Dietro il moniker Pink Mountaintops si nasconde Stephen McBeam, musicista canadese già protagonista nei Black Mountain (che magari avrete imparato a conoscere lo scorso anno grazie al buon esordio omonimo) e nei Jerk With A Bomb. McBeam è un musicista degli anni Novanta, interprete di un chitarrismo dall'evidente taglio stoner, che ignora (o quasi) l'avvento del Duemila e sogna di vivere nel passato. Se con i Black Mountain McBeam proponeva la sua versione dell'hard-rock, con profonde tinte psichedeliche, con i Pink Mountaintops (che in verità hanno già un disco alle spalle, anch'esso omonimo) la psichedelia si prende tutto lo scenario, spaziando, equamente divisa, fra fine anni Sessanta e fine anni Ottanta.
Dopo l'intro di "Comas", chitarra e voce in atmosfera bucolica sistemata fuori dal tempo, comincia il revival. "Cold Criminals" presenta il suo pesante chitarrone stoner levigato e messo a impalcatura, con contrappunto acustico psichedelico, la batteria ottusa e basica che sostiene tribale alla Maureen Tucker. L'aria è rilassata, infestata solo da qualche rumorino elettronico. E' un filo di canzone, neanche poi spiacevole, che cerca l'effetto-trance con la ripetitività. Sarà questa la cifra stilistica di tutto l'album, e sarà questo uno dei suoi limiti maggiori, dato che la trance probabilmente ha sbagliato strada e non arriva, e l'ascoltatore, ahilui, resta in attesa mani nelle mani. Costituisce piacevole eccezione lo scherzo ultra-pop di "New Drug Queens", chitarrismo affilato, teso e rumoroso, batteria elettronica, recita sguaiata accompagnata da coro femminile. Anche qui l'evoluzione del brano è un problema (perché non arriva), ma la brevità gli permette di non stancare, anche se non permette incisività.

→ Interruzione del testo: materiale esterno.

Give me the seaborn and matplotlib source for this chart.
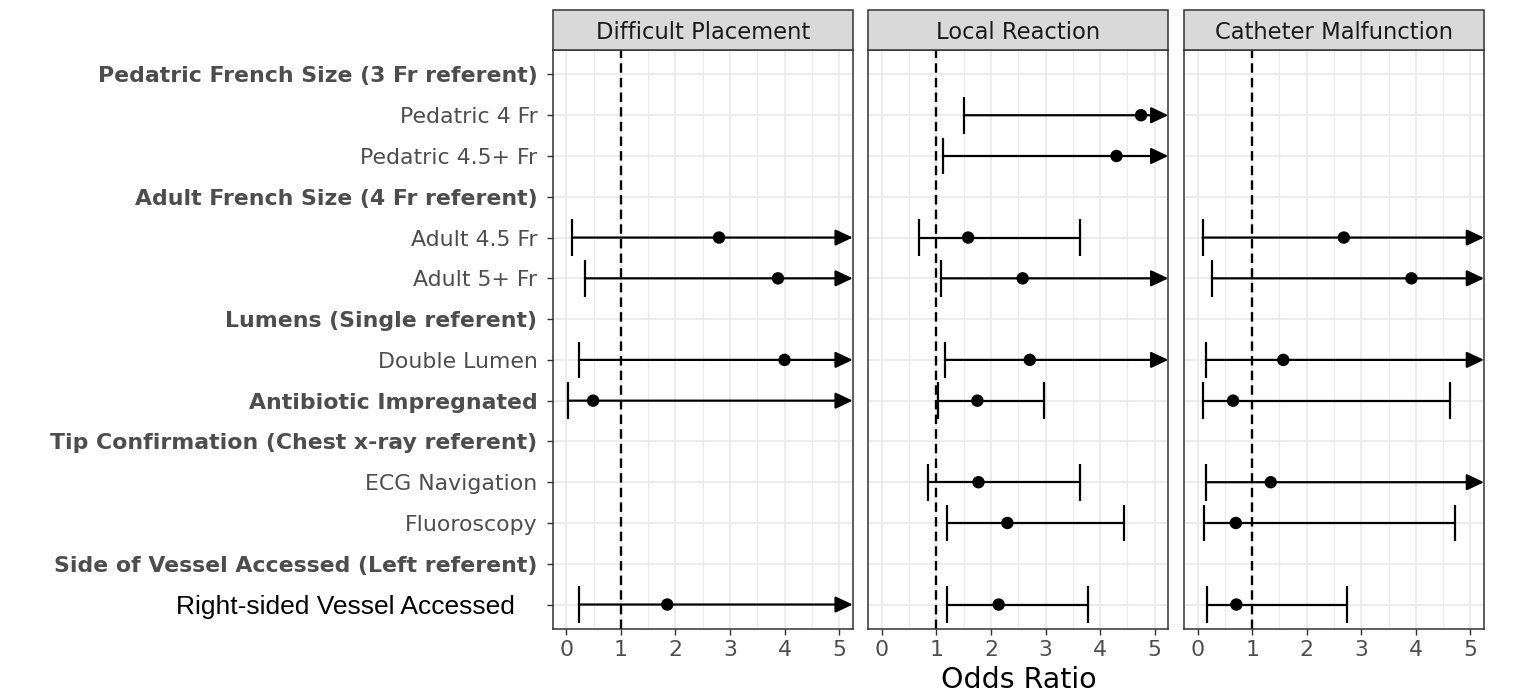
#!/usr/bin/env python3
"""
Forest plot of odds ratios for PICC complications, three outcome panels
"""
import numpy as np
import pandas as pd
import matplotlib
matplotlib.use("Agg")
import matplotlib.pyplot as plt
from matplotlib.patches import Rectangle
import seaborn as sns

nan = np.nan
inf = np.inf  # upper limit runs past the axis -> drawn as an arrow

# Row labels, top to bottom
categories = [
    "Pedatric French Size (3 Fr referent)",
    "Pedatric 4 Fr",
    "Pedatric 4.5+ Fr",
    "Adult French Size (4 Fr referent)",
    "Adult 4.5 Fr",
    "Adult 5+ Fr",
    "Lumens (Single referent)",
    "Double Lumen",
    "Antibiotic Impregnated",
    "Tip Confirmation (Chest x-ray referent)",
    "ECG Navigation",
    "Fluoroscopy",
    "Side of Vessel Accessed (Left referent)",
    "Right-sided Vessel Accessed",
]
bold_labels = [
    "Pedatric French Size (3 Fr referent)",
    "Adult French Size (4 Fr referent)",
    "Lumens (Single referent)",
    "Antibiotic Impregnated",
    "Tip Confirmation (Chest x-ray referent)",
    "Side of Vessel Accessed (Left referent)",
]
outcomes = ["Difficult Placement", "Local Reaction", "Catheter Malfunction"]

# Odds ratios and 95% CI per outcome
difficult_or = [nan, nan, nan, nan, 2.80, 3.88, nan, 4.00, 0.49, nan, nan, nan, nan, 1.85]
difficult_lo = [nan, nan, nan, nan, 0.11, 0.34, nan, 0.24, 0.03, nan, nan, nan, nan, 0.23]
difficult_hi = [nan, nan, nan, nan, inf, inf, nan, inf, inf, nan, nan, nan, nan, inf]

local_or = [nan, 4.75, 4.30, nan, 1.58, 2.58, nan, 2.71, 1.75, nan, 1.77, 2.30, nan, 2.14]
local_lo = [nan, 1.50, 1.12, nan, 0.68, 1.08, nan, 1.16, 1.02, nan, 0.85, 1.19, nan, 1.20]
local_hi = [nan, inf, inf, nan, 3.63, inf, nan, inf, 2.97, nan, 3.63, 4.44, nan, 3.78]

malf_or = [nan, nan, nan, nan, 2.68, 3.92, nan, 1.57, 0.65, nan, 1.34, 0.70, nan, 0.71]
malf_lo = [nan, nan, nan, nan, 0.09, 0.26, nan, 0.15, 0.09, nan, 0.16, 0.11, nan, 0.18]
malf_hi = [nan, nan, nan, nan, inf, inf, nan, inf, 4.62, nan, inf, 4.71, nan, 2.74]

# long table
frames = []
for name, o, lo, hi in zip(outcomes,
                           [difficult_or, local_or, malf_or],
                           [difficult_lo, local_lo, malf_lo],
                           [difficult_hi, local_hi, malf_hi]):
    frames.append(pd.DataFrame({
        "outcome": name,
        "term": categories,
        "pos": np.arange(len(categories)),
        "or": o, "lo": lo, "hi": hi,
    }))
df = pd.concat(frames, ignore_index=True).dropna(subset=["or"])

sns.set_theme(style="white")
plt.rcParams["font.family"] = ["DejaVu Sans"]

W, H = 1537, 692
fig = plt.figure(figsize=(W / 100, H / 100), dpi=100)

XMIN, XMAX = -0.25, 5.25
panel_lefts = [552.7, 868.3, 1184.0]
panel_w = 300.0
panel_top, panel_bot = 50.0, 629.0
strip_h = 40.0
edge = "#333333"
grid_c = "#EBEBEB"
tick_fs = 15.8

for i, (name, left) in enumerate(zip(outcomes, panel_lefts)):
    ax = fig.add_axes([left / W, 1 - panel_bot / H, panel_w / W,
                       (panel_bot - panel_top) / H])
    sub = df[df["outcome"] == name]

    ax.set_xlim(XMIN, XMAX)
    ax.set_ylim(len(categories) - 0.4, -0.6)
    ax.set_xticks(range(6))
    ax.set_xticks(np.arange(0.5, 5, 1.0), minor=True)
    ax.set_yticks(range(len(categories)))
    ax.grid(which="major", color=grid_c, lw=1.3, zorder=0)
    ax.grid(which="minor", axis="x", color=grid_c, lw=0.8, zorder=0)
    ax.set_axisbelow(True)

    # reference line at OR = 1
    ax.axvline(1, color="black", lw=1.7, ls=(0, (4, 2.2)), zorder=2)

    # confidence intervals
    cap = 0.45
    for _, r in sub.iterrows():
        ax.vlines(r["lo"], r["pos"] - cap, r["pos"] + cap, color="black", lw=1.6, zorder=3)
        if np.isfinite(r["hi"]) and r["hi"] <= XMAX:
            ax.hlines(r["pos"], r["lo"], r["hi"], color="black", lw=1.6, zorder=3)
            ax.vlines(r["hi"], r["pos"] - cap, r["pos"] + cap, color="black", lw=1.6, zorder=3)
        else:
            ax.annotate("", xy=(XMAX, r["pos"]), xytext=(r["lo"], r["pos"]),
                        arrowprops=dict(arrowstyle="-|>,head_length=0.7,head_width=0.33",
                                        mutation_scale=15, lw=1.6, color="black",
                                        shrinkA=0, shrinkB=0),
                        zorder=3, annotation_clip=False)

    sns.scatterplot(data=sub, x="or", y="pos", ax=ax, color="black", s=80,
                    edgecolor="none", zorder=4, legend=False)

    ax.set_xlabel("")
    ax.set_ylabel("")
    for s in ax.spines.values():
        s.set_color(edge)
        s.set_linewidth(1.1)
        s.set_visible(True)

    ax.tick_params(axis="x", which="major", length=4, width=1, color=edge,
                   labelsize=tick_fs, labelcolor="#4D4D4D", pad=4, bottom=True)
    ax.tick_params(axis="x", which="minor", length=0)
    if i == 0:
        ax.tick_params(axis="y", length=4, width=1, color=edge, left=True,
                       labelsize=tick_fs, labelcolor="#4D4D4D", pad=7)
        labels = []
        for c in categories:
            labels.append(c + "   " if c == "Right-sided Vessel Accessed" else c)
        ax.set_yticklabels(labels)
        for t, c in zip(ax.get_yticklabels(), categories):
            if c in bold_labels:
                t.set_fontweight("bold")
            if c == "Right-sided Vessel Accessed":
                t.set_family(["Liberation Sans", "DejaVu Sans"])
                t.set_fontsize(19)
                t.set_color("black")
    else:
        ax.tick_params(axis="y", length=0, labelleft=False)

    # facet strip
    frac = strip_h / (panel_bot - panel_top)
    ax.add_patch(Rectangle((0, 1), 1, frac, transform=ax.transAxes,
                           facecolor="#D9D9D9", edgecolor=edge, lw=1.1,
                           clip_on=False, zorder=5))
    ax.text(0.5, 1 + frac / 2, name, transform=ax.transAxes, ha="center",
            va="center_baseline", fontsize=16.3, color="#1A1A1A", zorder=6)

fig.text((panel_lefts[0] + panel_lefts[-1] + panel_w) / 2 / W, 1 - 688 / H,
         "Odds Ratio", ha="center", va="baseline", fontsize=20.5, color="black")

fig.savefig("out.png", dpi=100)
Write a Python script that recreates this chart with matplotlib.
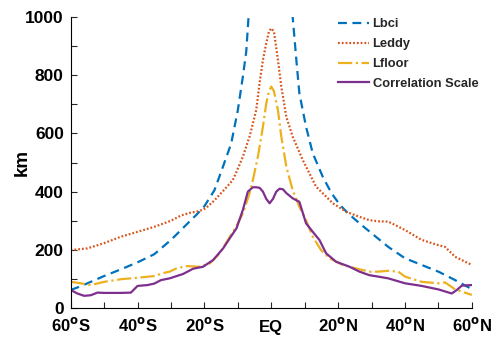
import numpy as np
import matplotlib
matplotlib.use("Agg")
import matplotlib.pyplot as plt
from matplotlib.transforms import ScaledTranslation

plt.rcParams['font.family'] = ['Liberation Sans', 'DejaVu Sans']
plt.rcParams['font.weight'] = 'bold'

# Lbci (dashed) - goes off the top near the equator
lat_bci = [-60, -57, -55, -50, -45, -40, -35, -30, -25, -22, -20, -17, -15, -12, -10,
           -8.5, -7.5, -6.8, -6.3, 0, 6.0, 6.4, 7.5, 8.4, 10.4, 12.4, 15.4, 18, 20.5,
           23, 26.4, 30, 35, 40, 45, 50, 55, 60]
lbci = [62, 75, 85, 110, 133, 157, 185, 234, 291, 325, 350, 405, 468, 565, 680,
        795, 880, 1000, 1100, np.nan, 1100, 1000, 852, 738, 623, 532, 451, 395, 355,
        325, 291, 257, 210, 171, 148, 125, 96, 65]

lat_eddy = [-60, -55, -50, -45, -40, -35, -30, -27, -24.4, -22, -20.4, -19.4, -17,
            -15.4, -13, -11.5, -10.4, -8.5, -6.5, -4.5, -3.5, -2.5, -1.5, -0.7, 0,
            0.8, 2, 3, 4.5, 6.4, 9.4, 11.4, 13.4, 16.4, 18.4, 22.4, 26, 29.3, 32, 35,
            40, 45, 50, 52, 55, 60]
leddy = [199, 205, 223, 245, 262, 279, 300, 318, 327, 332, 338, 345, 370,
         390, 420, 440, 468, 520, 589, 680, 773, 852, 910, 950, 961,
         950, 852, 761, 657, 589, 509, 463, 417, 383, 360, 331, 315, 302, 298, 297,
         268, 234, 216, 210, 176, 148]

lat_floor = [-60, -57, -54, -50, -45, -40, -35, -32, -30.4, -28.4, -25.4, -21.4,
             -18.4, -15.4, -12.4, -10.5, -8.5, -6.5, -5.5, -4, -2.5, -1.5, -0.7, 0,
             0.8, 2, 3, 4.5, 6.4, 8.4, 10.4, 12.4, 14.9, 17.4, 21.4, 25.4, 29.3, 32,
             35, 38, 40, 45, 50, 52, 55, 60]
lfloor = [90, 85, 79, 90, 99, 104, 110, 121, 125, 136, 144, 142,
          153, 188, 245, 280, 325, 394, 440, 520, 623, 703, 745, 761,
          745, 680, 589, 486, 405, 348, 302, 245, 199, 171, 148, 136, 125, 125,
          128, 125, 108, 90, 85, 88, 64, 45]

lat_corr = [-60, -58, -56, -54, -52, -50, -45, -42, -40, -37, -35, -33, -30.4, -26.4,
            -23.4, -20.4, -17.4, -14.4, -12.4, -10.4, -8.5, -7, -5.5, -4.5, -3.5,
            -2.5, -1.5, -0.5, 0.5, 1.5, 2.5, 3.5, 4.5, 6.4, 8.4, 10.4, 12.4, 14.4,
            16.4, 19.4, 23.4, 26.4, 29.3, 32, 35, 40, 45, 50, 54, 55.5, 57, 60]
corr = [62, 50, 42, 44, 53, 52, 52, 53, 76, 79, 84, 96, 102, 117,
        135, 142, 165, 205, 240, 274, 337, 400, 415, 415, 413,
        400, 375, 360, 375, 400, 410, 408, 395, 377, 365, 291, 262, 234,
        188, 159, 142, 125, 113, 108, 102, 85, 76, 64, 50, 62, 77, 79]

xtick_pos = [-60, -40, -20, 0, 20, 40, 60]
xtick_lab = [r'60$^{\mathbf{o}}$S', r'40$^{\mathbf{o}}$S', r'20$^{\mathbf{o}}$S', 'EQ',
             r'20$^{\mathbf{o}}$N', r'40$^{\mathbf{o}}$N', r'60$^{\mathbf{o}}$N']

fig = plt.figure(figsize=(4.91, 3.40), dpi=100)
ax = fig.add_axes([0.144, 0.094, 0.817, 0.856])

ax.plot(lat_bci, lbci, color='#0072BD', lw=1.6, linestyle=(0, (4, 2.5)), label='Lbci')
ax.plot(lat_eddy, leddy, color='#D95319', lw=1.6, linestyle=(0, (0.8, 0.9)), label='Leddy')
ax.plot(lat_floor, lfloor, color='#EDB120', lw=1.6, linestyle='-.', label='Lfloor')
ax.plot(lat_corr, corr, color='#7E2F8E', lw=1.6, label='Correlation Scale')

ax.set_xlim(-60, 60)
ax.set_ylim(0, 1000)
ax.set_xticks(xtick_pos)
ax.set_xticklabels(xtick_lab)
ax.set_xticks(np.arange(-60, 61, 10), minor=True)
ax.set_yticks(np.arange(0, 1001, 200))
ax.set_yticks(np.arange(0, 1001, 100), minor=True)
ax.tick_params(which='both', direction='in', width=0.8, colors='#262626', length=4)
ax.tick_params(axis='x', pad=6, labelsize=12)
ax.tick_params(axis='y', pad=5, labelsize=12.5)
for lab in ax.get_xticklabels() + ax.get_yticklabels():
    lab.set_color('black')
    lab.set_fontweight('bold')
# EQ has no superscript, so nudge it down to share the baseline of the others
eq = ax.get_xticklabels()[3]
eq.set_transform(eq.get_transform() + ScaledTranslation(0, -2.5 / 72, fig.dpi_scale_trans))
ax.spines['top'].set_visible(False)
ax.spines['right'].set_visible(False)
ax.set_ylabel('km', fontsize=13.5, fontweight='bold')
ax.yaxis.set_label_coords(-0.10, 0.5)

leg = ax.legend(loc='upper right', frameon=False, handlelength=2.4,
                handletextpad=0.25, labelspacing=0.6, bbox_to_anchor=(1.045, 1.035),
                prop={'weight': 'bold', 'size': 9.3})
for t in leg.get_texts():
    t.set_color('#262626')

fig.savefig('out.png', dpi=100)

"Slaves" è un lungo esercizio di tribalismo, chitarra fendente sui tamburi, struttura che si reitera in continuazione, accensione che non arriva. Diviene allora necessità impellente tuffarsi nelle acque catartiche e religiose di "Plastic Man, You're The Devil", chitarre e vibrazione shoegazer di fondo, sputtanatamente Spacemen 3, merito e limite maggiore, dato che vien voglia di chiudere, subito, qui, ora, metter su "The Perfect Prescription" e goderne a lungo. L'abnegazione e l'autolesionismo spinto ci impongono di continuare: per fortuna il gospel "moderno" (ovvero fine Ottanta) di "Lord, Let Us Shine" è numero piacevole, tra particelle elettroniche e chitarre roteanti, poi ancora venti shoegazer a portare l'unica variazione a tema del disco, con la canzone che s'impenna in un gran finale corale e accorato tra melodia e rumore.
Putroppo in chiusura torna la mediocrità, portata dalla dilatata melodia psych-folk di "How We Can Get Free", anch'essa permeata di spiritualità e sporcata giusto da un filo di synth e qualche cicalio elettronico. Si giunge così al momento della sentenza, che per McBeam stavolta è piuttosto impietosa. "Axis Of Evol" è il frutto di un musicista che ha studiato, e tanto, davvero tanto. Però è anche il risultato di un copia/incolla di modelli passati, tutto perfettino, senza anima, senza sudore, senza genio. Non è una critica contro l'operazione in sé (che altre volte gli era riuscita): il problema è che i brani, stavolta, sono davvero poveri. Non si tratta di un disco pessimo, ma, sinceramente, non vi sono ragioni per acquistarlo.